Франц откинул одеяло и встал у кровати. А потом развел руки в стороны и пошел к отцу. Он пошел сам, медленно и неуверенно переступая широко расставленными ногами. Вальтер опустил оружие и шагнул навстречу сыну, обхватил его, крепко прижимая к себе. А потом Отто заговорил:
– Ася, пиши… я вспомнил – это слово означает кровь… надо писать кровью… имя, Ася, скорее пиши имя… Ты должна успеть.
Грау прижал мою руку к свое груди, а после отбросил ее в сторону книги. И я, словно послушный робот, пальцем вывела внутри рамочки три красные буквы А – С – Я, а потом добавила ниже еще четыре… И это было все, на что я оказалась способна. Он умирал на моих руках, кровь вытекала из его груди – мои колени, мое платье и постель вокруг – все было залито кровью. А я ничего не могла для него сделать, не могла даже пошевелиться.
А он еще был жив и даже пробовал слабо улыбаться. У меня кружилась голова, я чувствовала, что вот-вот потеряю сознание, но остатки разума мне шептали, что надо оказать ему какую-то помощь, перевязать рану, остановить кровотечение… но нет сил даже сдвинуться с места… наваждение.

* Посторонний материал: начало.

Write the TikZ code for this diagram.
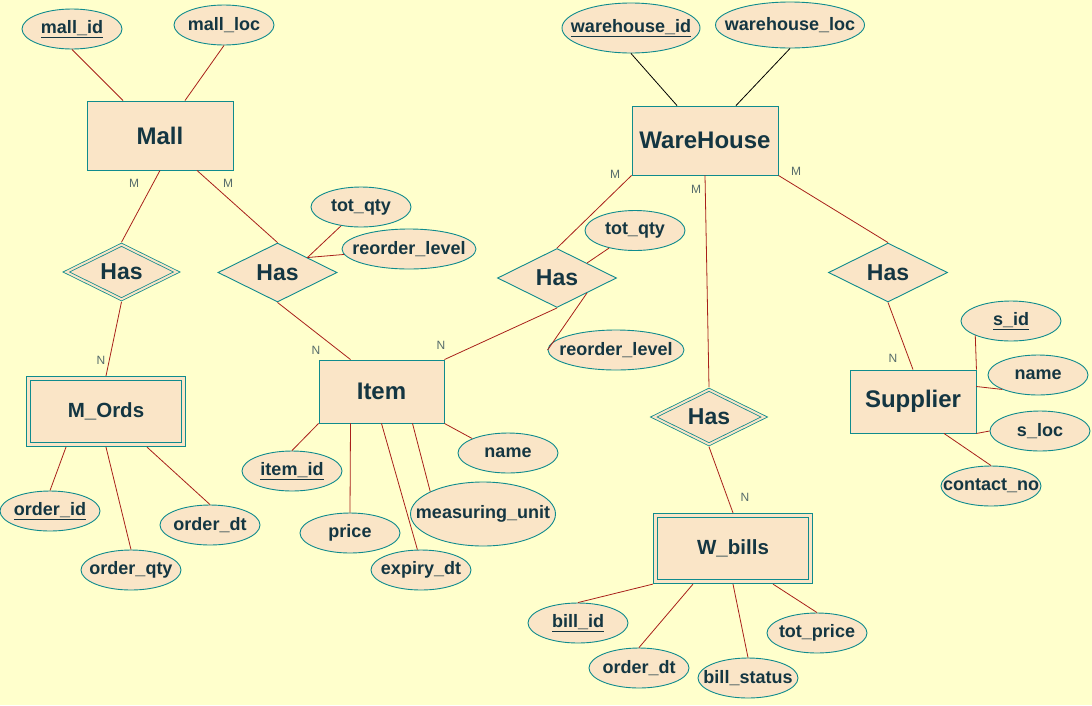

– Ich liebe dich… Ich sterbe... (Я люблю тебя... я умираю)
Странно, почему сейчас звучит немецкая речь, он же раньше говорил совершенно иначе, я привыкла к другому звучанию, я его понимала.
– Отто, ты слышишь меня, я здесь, я рядом, тону вместе с тобой, как и обещала, только не исчезай!
Я наклонилась к его лицу и коснулась губами лба, а потом чернота и бесконечная пропасть… падение… холод… небытие.
Алые паруса
Ребята, надо верить в чудеса, Когда-нибудь весенним утром ранним Над океаном алые взметнутся паруса, И скрипка пропоёт над океаном. Не три глаза, ведь это же не сон, И алый парус, правда, гордо реет, В той бухте, где отважный Грей Нашел свою Ассоль, В той бухте, где Ассоль Дождалась Грея.
Я смотрела на белый потолок больничной палаты и пыталась заново научиться думать, дышать и жить.
– Девушка-а… Ася Владимировна-а? Ну, как вы – лучше? Пришли в себя? Ох, уж вы нас и напугали. Хотели уже подключать вас к аппарату искусственного дыхания, консилиум собирали вчера по вашему случаю. Но вы – умничка, сами очнулись, это до чего же дети своих учительниц доводят, а? Завтра праздник такой, у вас намечено выступление с детьми, а вы тут вздумали впадать в кому. Ну, куда же это годится?